Predicting dengue outbreaks using approximate entropy algorithm and pattern recognition.

OBJECTIVES

The prediction of dengue outbreaks is a critical concern in many countries. However, the setup of an ideal prediction system requires establishing numerous monitoring stations and performing data analysis, which are costly, time-consuming, and may not achieve the desired results. In this study, we developed a novel method for predicting impending dengue fever outbreaks several weeks prior to their occurrence.

METHODS

By reversing moving approximate entropy algorithm and pattern recognition on time series compiled from the weekly case registry of the Center for Disease Control, Taiwan, 1998-2010, we compared the efficiencies of two patterns for predicting the outbreaks of dengue fever.

RESULTS

The sensitivity of this method is 0.68, and the specificity is 0.54 using Pattern A to make predictions.
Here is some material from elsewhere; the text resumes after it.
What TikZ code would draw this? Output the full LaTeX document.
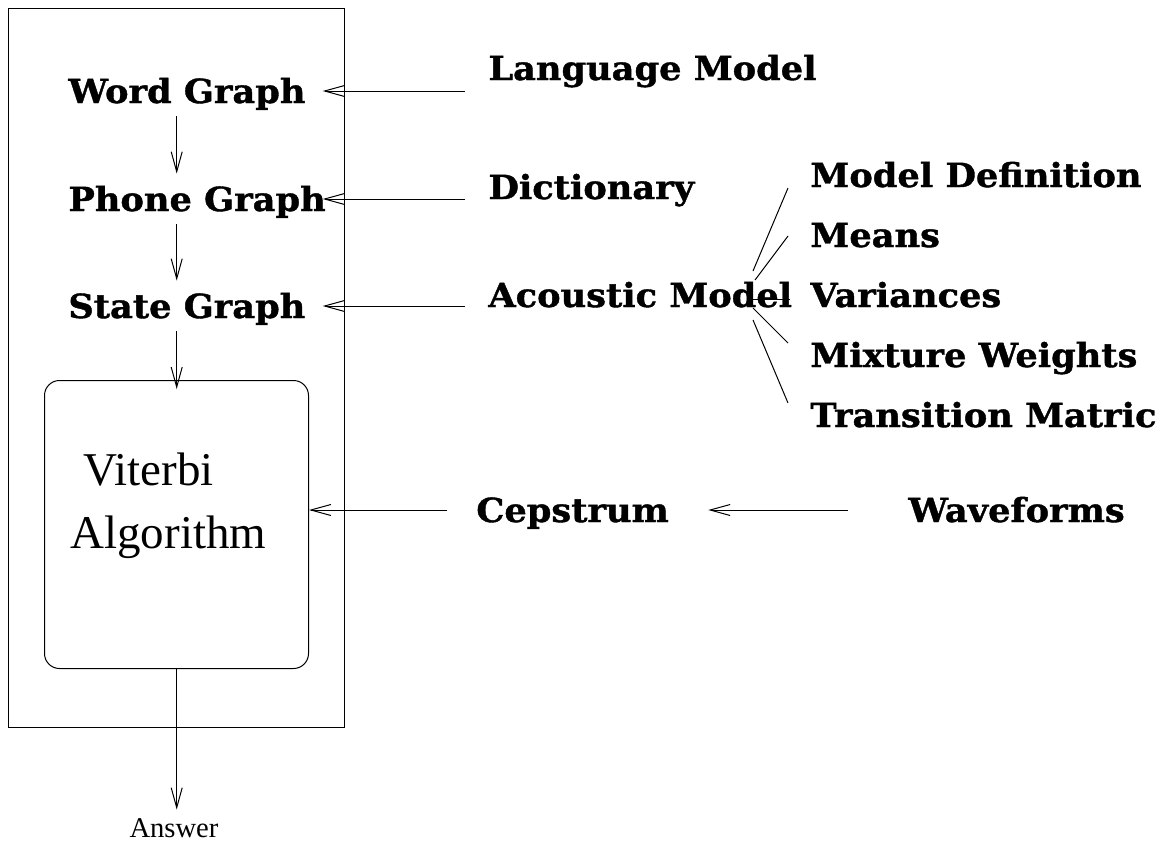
\documentclass[tikz,border=0pt]{standalone}
\usepackage{fontspec}
\setmainfont{Liberation Serif}
\newfontfamily\slab[FakeStretch=1.06, FakeBold=1.2]{DejaVu Serif}
\usetikzlibrary{arrows.meta}

\tikzset{
  ln/.style={line width=0.5pt},
  arr/.style={ln, -{Straight Barb[length=10pt,width=5.5pt]}},
  lbl/.style={font=\slab\bfseries\fontsize{16.6}{20}\selectfont,
    inner xsep=0pt, inner ysep=2.5pt, text height=16pt, text depth=4pt,
    anchor=base west},
  feed/.style={lbl, inner xsep=11.5pt},
  sub/.style={lbl},
  frame/.style={draw, ln, inner sep=0pt, anchor=north west},
}

\begin{document}
\begin{tikzpicture}[x=0.5pt, y=-0.5pt]
\useasboundingbox (0,0) rectangle (1167,841);

% outer frame and search box
\node[frame, minimum width=168pt, minimum height=359.5pt] (outer) at (8,8) {};
\node[frame, rounded corners=7.5pt, minimum width=132pt, minimum height=144pt] (vit) at (44,380) {};
\node[anchor=base west, inner sep=0pt, font=\fontsize{23.5}{28}\selectfont] (vit1) at (83,485) {Viterbi};
\node[anchor=base west, inner sep=0pt, font=\fontsize{23.5}{28}\selectfont] (vit2) at (70,548) {Algorithm};

% graph column
\coordinate (axis) at (176.7,0);
\coordinate (tipcol) at (322.7,0);
\node[lbl] (word)  at (68,103) {Word Graph};
\node[lbl] (phone) at (68,211) {Phone Graph};
\node[lbl] (state) at (68,318) {State Graph};

\draw[arr] (word.south -| axis) -- (phone.north -| axis);
\draw[arr] (phone.south -| axis) -- (state.north -| axis);
\draw[arr, shorten >=-4.5pt] (state.south -| axis) -- (vit.north -| axis);

\node[anchor=base, inner xsep=0pt, inner ysep=4pt, text height=9.5pt,
  font=\fontsize{14.3}{16}\selectfont] (answer) at (174,837) {Answer};
\draw[arr] (vit.south -| axis) -- (answer.north -| axis);

% knowledge sources
\node[feed] (lang) at (465,80)  {Language Model};
\node[feed] (dict) at (465,199) {Dictionary};
\node[feed] (acou) at (465,307) {Acoustic Model};

\draw[arr] (lang.west |- word) -- (tipcol |- word);
\draw[arr] (dict.west |- phone) -- (tipcol |- phone);
\draw[arr] (acou.west |- state) -- (tipcol |- state);

% acoustic model parts
\node[sub] (mdef)  at (810,187) {Model Definition};
\node[sub] (means) at (810,247) {Means};
\node[sub] (vars)  at (810,307) {Variances};
\node[sub] (mixw)  at (810,367) {Mixture Weights};
\node[sub] (trans) at (810,427) {Transition Matric};

\coordinate (a1) at (753,271); \coordinate (b1) at (788,188);
\coordinate (a2) at (755,280); \coordinate (b2) at (788,236);
\coordinate (a3) at (752,299); \coordinate (b3) at (790,299);
\coordinate (a4) at (753,308); \coordinate (b4) at (788,343);
\coordinate (a5) at (753,320); \coordinate (b5) at (788,403);
\foreach \i in {1,...,5} \draw[ln] (a\i) -- (b\i);

% signal path
\node[lbl, inner xsep=14.5pt] (ceps) at (447,522) {Cepstrum};
\node[lbl] (wave) at (908,522) {Waveforms};
\draw[arr] (ceps.west) -- (ceps.west -| vit.east);
\draw[arr, shorten <=30pt] (wave.west) -- ([xshift=5pt]ceps.east);
\end{tikzpicture}
\end{document}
Pattern B had a sensitivity of 0.90 and a specificity of 0.46. Patterns A and B make predictions 3.1 ± 2.2 weeks and 2.9 ± 2.4 weeks before outbreaks, respectively.

CONCLUSIONS

Combined with pattern recognition, reversed moving approximate entropy algorithm on the time series built from weekly case registry is a promising tool for predicting the outbreaks of dengue fever.